A short, simple task: make it so the camera doesn't travel outside of the bounds of the section. I'm not going to miss that ugly grey color of the void.
Tuesday, November 27, 2012
Monday, November 26, 2012
Okay, here's a short video of tiles and entities being animated. The lights are tiles. The stuff at the bottom of the section are entities. As shown, any animation can be used on entities (entities are objects that can be freely rotated, positioned, and scaled). Even things that don't really make any sense, like player animation, as you can see in the video. I'm starting to get the craving to find some real art.
Saturday, November 24, 2012
Just a few minor updates.
- Made a more useful display (seen in big ugly, but convenient, red text) on the texture editor. Shows the size of the current selection (or proposed selection if you're highlighting an area0.
- Made animation speed configurable. I'm betting this will get more complex in the future (i.e. individual frames that take longer than others), but for now a flat animation speed will suffice. Editor seen below--here you can see I've set the sword speed to '4'. Any positive floating point number is valid.
- Added the rest of the basic sword swinging animations (left, right, up) in addition to the one shown before. Although this isn't particularly interesting work from a development perspective, doing this kind of stuff highlights inefficiencies in the process, so I can fix those for a (hopefully) future artist who will use the tools. Quick video of the animations:
Alright, now I'm set to implement what I said I would last time: animations on tiles and sprites.
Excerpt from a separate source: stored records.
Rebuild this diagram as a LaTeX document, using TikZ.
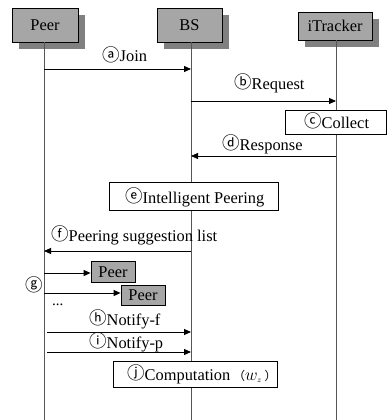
\documentclass[tikz,border=0pt]{standalone}
\usepackage{fontspec}
\setmainfont{Liberation Serif}
\newfontfamily\cjkfont{Noto Sans CJK SC}
\usetikzlibrary{arrows.meta,shadows}
\newcommand{\cl}[1]{\raisebox{1pt}{\cjkfont\fontsize{17.5}{17.5}\selectfont #1}}
\definecolor{boxgray}{RGB}{166,166,166}
\definecolor{shadegray}{RGB}{128,128,128}
\definecolor{lifegray}{RGB}{85,85,85}
\begin{document}
\begin{tikzpicture}[x=1pt,y=-1pt,
  every node/.style={font=\fontsize{16.4}{18}\selectfont, inner sep=0pt},
  actor/.style={draw=black, fill=boxgray, line width=0.8pt,
    drop shadow={shadow xshift=7pt, shadow yshift=-7pt, fill=shadegray, opacity=1}},
  actbox/.style={draw=black, line width=0.8pt, fill=white},
  peerbox/.style={draw=black, line width=0.8pt, fill=boxgray, minimum width=44pt, minimum height=20.5pt},
  lifeline/.style={draw=lifegray, line width=1pt},
  msg/.style={draw=black, line width=0.9pt, -{Triangle[length=7pt,width=6pt]}},
  lbl/.style={anchor=base west}]
\useasboundingbox (0,0) rectangle (386,420);
\fill[white] (0,0) rectangle (386,420);

% lifeline ends
\coordinate (pe) at (44,420);
\coordinate (be) at (191,420);
\coordinate (ie) at (336,420);

% actors
\node[actor, minimum width=66pt, minimum height=34pt] (peer) at (45,25) {Peer};
\node[actor, minimum width=65pt, minimum height=34pt] (bs) at (189.5,25) {BS};
\node[actor, minimum width=74pt, minimum height=28pt] (itr) at (335,26) {iTracker};

\draw[lifeline] (peer.south -| pe) -- (pe);
\draw[lifeline] (bs.south -| be) -- (be);
\draw[lifeline] (itr.south -| ie) -- (ie);

% (a) join
\coordinate (a1) at (44,69);
\coordinate (a2) at (191,69);
\draw[msg] (a1) -- (a2);
\node[lbl] (la) at (102,62) {\cl{ⓐ}Join};

% (b) request
\coordinate (b1) at (191,101);
\coordinate (b2) at (336,101);
\draw[msg] (b1) -- (b2);
\node[lbl] (lb) at (234,89) {\cl{ⓑ}Request};

% (c) collect
\node[actbox, minimum width=101pt, minimum height=24pt] (collect) at (335.5,122) {};
\node[lbl] (lc) at (304,128.5) {\cl{ⓒ}Collect};

% (d) response
\coordinate (d1) at (336,156);
\coordinate (d2) at (191,156);
\draw[msg] (d1) -- (d2);
\node[lbl] (ld) at (222,150) {\cl{ⓓ}Response};

% (e) intelligent peering
\node[actbox, minimum width=169pt, minimum height=28pt] (ip) at (193.5,196) {};
\node[lbl] (le) at (125,203) {\cl{ⓔ}Intelligent Peering};

% (f) suggestion list
\coordinate (f1) at (191,251);
\coordinate (f2) at (44,251);
\draw[msg] (f1) -- (f2);
\node[lbl] (lf) at (51,241) {\cl{ⓕ}Peering suggestion list};

% (g) contacting peers
\node[peerbox] (p1) at (113,272) {Peer};
\node[peerbox] (p2) at (143,295.5) {Peer};
\coordinate (g1) at (44,273);
\coordinate (g2) at (44,293);
\draw[msg] (g1) -- (p1.west |- g1);
\draw[msg] (g2) -- (p2.west |- g2);
\node[lbl] (lg) at (25,292) {\cl{ⓖ}};
\node[lbl] (dots) at (52,305) {\fontsize{15}{15}\selectfont ...};

% (h) notify-f
\coordinate (h1) at (47,332);
\coordinate (h2) at (191,332);
\draw[msg] (h1) -- (h2);
\node[lbl] (lh) at (89,325) {\cl{ⓗ}Notify-f};

% (i) notify-p
\coordinate (i1) at (47,352);
\coordinate (i2) at (191,352);
\draw[msg] (i1) -- (i2);
\node[lbl] (li) at (89,348) {\cl{ⓘ}Notify-p};

% (j) computation
\node[actbox, minimum width=164pt, minimum height=26pt] (comp) at (195,374) {};
\node[lbl] (lj) at (127,380) {\cl{ⓙ}Computation\,{\cjkfont\fontsize{12}{12}\selectfont （}$w_{\scriptscriptstyle z}$\,{\cjkfont\fontsize{12}{12}\selectfont ）}};
\end{tikzpicture}
\end{document}
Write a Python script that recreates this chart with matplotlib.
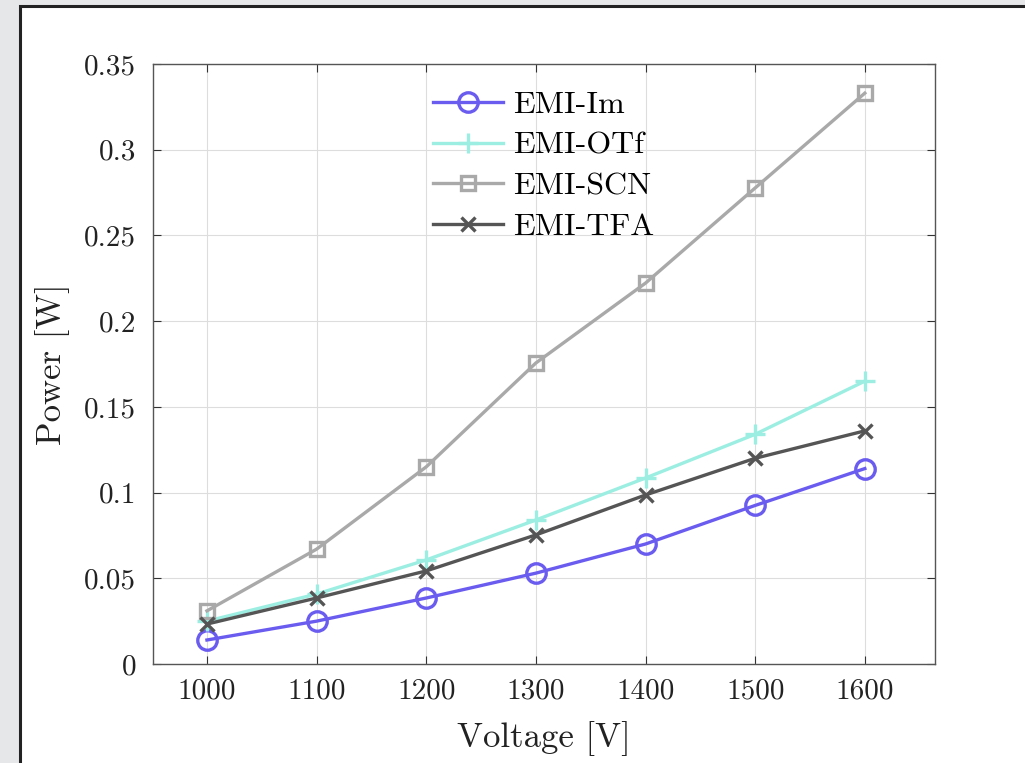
import matplotlib
matplotlib.use("Agg")
import matplotlib.pyplot as plt
from matplotlib.patches import Rectangle
from matplotlib.ticker import FuncFormatter

plt.rcParams['font.family'] = 'cmr10'
plt.rcParams['axes.formatter.use_mathtext'] = True
plt.rcParams['mathtext.fontset'] = 'cm'

voltage = [1000, 1100, 1200, 1300, 1400, 1500, 1600]
emi_im = [0.014, 0.025, 0.0385, 0.053, 0.070, 0.0925, 0.114]
emi_otf = [0.025, 0.0408, 0.0607, 0.084, 0.1085, 0.134, 0.165]
emi_scn = [0.031, 0.067, 0.115, 0.1756, 0.2222, 0.2777, 0.333]
emi_tfa = [0.0233, 0.0385, 0.0543, 0.0753, 0.0986, 0.120, 0.136]
labels = ['EMI-Im', 'EMI-OTf', 'EMI-SCN', 'EMI-TFA']
xticks = [1000, 1100, 1200, 1300, 1400, 1500, 1600]
yticks = [0, 0.05, 0.1, 0.15, 0.2, 0.25, 0.3, 0.35]

W, H = 1025, 763
fig = plt.figure(figsize=(W/100, H/100), dpi=100, facecolor='#e6e7e9')
fig.patches.append(Rectangle((20/W, -0.1), 1.2, 1 - 6/H + 0.1, transform=fig.transFigure,
                             facecolor='white', edgecolor='#222222', linewidth=2.2, zorder=-5))

ax = fig.add_axes([153/W, 1 - 664/H, (935-153)/W, (664-64)/H])
ax.set_zorder(2)
styles = [
    (emi_im, '#6b5cf0', 'o', 14, 'none'),
    (emi_otf, '#9beee1', '+', 15, None),
    (emi_scn, '#a9a9a9', 's', 10, 'none'),
    (emi_tfa, '#555555', 'x', 10, None),
]
for (vals, c, m, ms, mfc), lab in zip(styles, labels):
    kw = dict(color=c, marker=m, markersize=ms, linewidth=2.4, markeredgewidth=2.4, label=lab)
    if mfc is not None:
        kw['markerfacecolor'] = mfc
    ax.plot(voltage, vals, **kw)

ax.set_xlim(950.8, 1664)
ax.set_ylim(0, 0.35)
ax.set_xticks(xticks)
ax.set_yticks(yticks)
ax.xaxis.set_major_formatter(FuncFormatter(lambda v, p: '%d' % round(v)))
def yfmt(v, p):
    return ('%.2f' % v).rstrip('0').rstrip('.')
ax.yaxis.set_major_formatter(FuncFormatter(yfmt))
ax.tick_params(direction='in', labelsize=21, length=6, width=0.8, colors='#333333',
               top=True, right=True, pad=10)
ax.tick_params(axis='y', pad=12)
for lbl in ax.get_xticklabels() + ax.get_yticklabels():
    lbl.set_color('#222222')
ax.grid(True, color='#dddddd', linewidth=0.8)
for s in ax.spines.values():
    s.set_color('#555555')
    s.set_linewidth(1.0)
ax.set_xlabel('Voltage [V]', fontsize=25, color='#222222', labelpad=12)
ax.set_ylabel('Power [W]', fontsize=25, color='#222222', labelpad=10)

leg = ax.legend(loc='upper left', bbox_to_anchor=((433-153)/782, (664-91)/600), frameon=False,
                fontsize=23, handlelength=2.2, labelspacing=0.38, handletextpad=0.3,
                borderaxespad=0, borderpad=0)

fig.savefig('out.png', dpi=100, facecolor=fig.get_facecolor())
Thursday, November 22, 2012
Here's a problem that surfaced as soon as I tried to animate something remotely interesting--namely, the character swinging a sword. Check out this video which illustrates the problem:
The problem here is that the animation frames for the character standing and moving are something like 16x22 pixels. The frames for the sword swinging are larger--and every frame is a different size since the sword extends in an arc. However, animation and player models are decoupled--no matter what the character's doing, it's defined in in-game units as 32x44 (the fact that it's double the pixel size is arbitrary; the same problem would occur, and be solved by my solution, if the player was 50x50). So, what you're seeing is a larger image being jammed into that 32x44 box, which looks messed up.
The solution was to add metadata to each texture to define a 'model-box', or model-relative coordinates, to 'anchor' that sprite such that the in-game model will fit into that area. Here's a quick video of me lazily setting up a few of these boxes. Some of them are probably off by a pixel, but whatever.
The blue boxes, therefore, represent the entire graphical image that will be displayed. The yellow box corresponds to the model. And here's what we get when we run the game again with the updated data:
Also added and not shown (because it's just code): basic logic to handle switching between player states from an input processing perspective. That is, different states allow the user to process different combinations of commands--you can move, change direction, and start swinging your sword while you're walking around, but not while your sword is swinging. But you can pause the game (once I implement that) during just about any state. Right now there's only two (basic) states (swinging and not swinging), so it's implemented with an if/else block, but I can see each player processing state being its own class in the future.
Next up: Configuring tiles and sprites to reference animation data rather than just texture data.
Tuesday, November 20, 2012
I had a really basic 'Texture Editor' program which allowed me to manage the textures used by the game. However, the need for something a little more sophisticated emerged after a few requirements. First of all, selecting source texture coodinates by typing in pixels is extremely tedious. Here's a shot of the new utility:
On the left is a tree of 'assets'--so far just Textures and Animations. Selecting a node in the tree brings up the editor for that node. In the above screenshot, I've selected a texture. From the editor, I can then draw a box around the part of the image I want to use to set the texture coordinates. I don't know if the final game will make use of sprite sheets (texture atlases, whatever) or not, but it certainly makes development with temporary graphics a little bit faster. I can also change the source image and title from the editor.
Worth noting is the folder structure on the left. This is purely a development construct--folder data most likely won't be used in-game. But it will definitely be used in the editor build the dynamic fly-out menus to help find certain textures more quickly, and it's useful in the asset management tool too as a way to keep things organized.
Here's a shot of the animation editor:
The image preview actually animates so you can see what you're building, not that you can tell from a screenshot. The list box of frames is populated simply by dragging nodes from the tree into the box. Unlike textures (which are referenced by id), the names of animations are important, as that's how they're set by code.
In addition to the editors above, this asset utility allows the creation and deletion of folders, textures, and animations. You can also rename folders and drag items between folders. Changes are saved explicitly by clicking the save button.
And, for something a bit more interesting, here's a short video of the character running around using 4 simply animations.
Oh, I also hooked up a gamepad (some old Logitech rumblepad) and wrote the code to parse input. Even controlling a character that can't do anything but move around yet is more fun when you're holding a proper controller.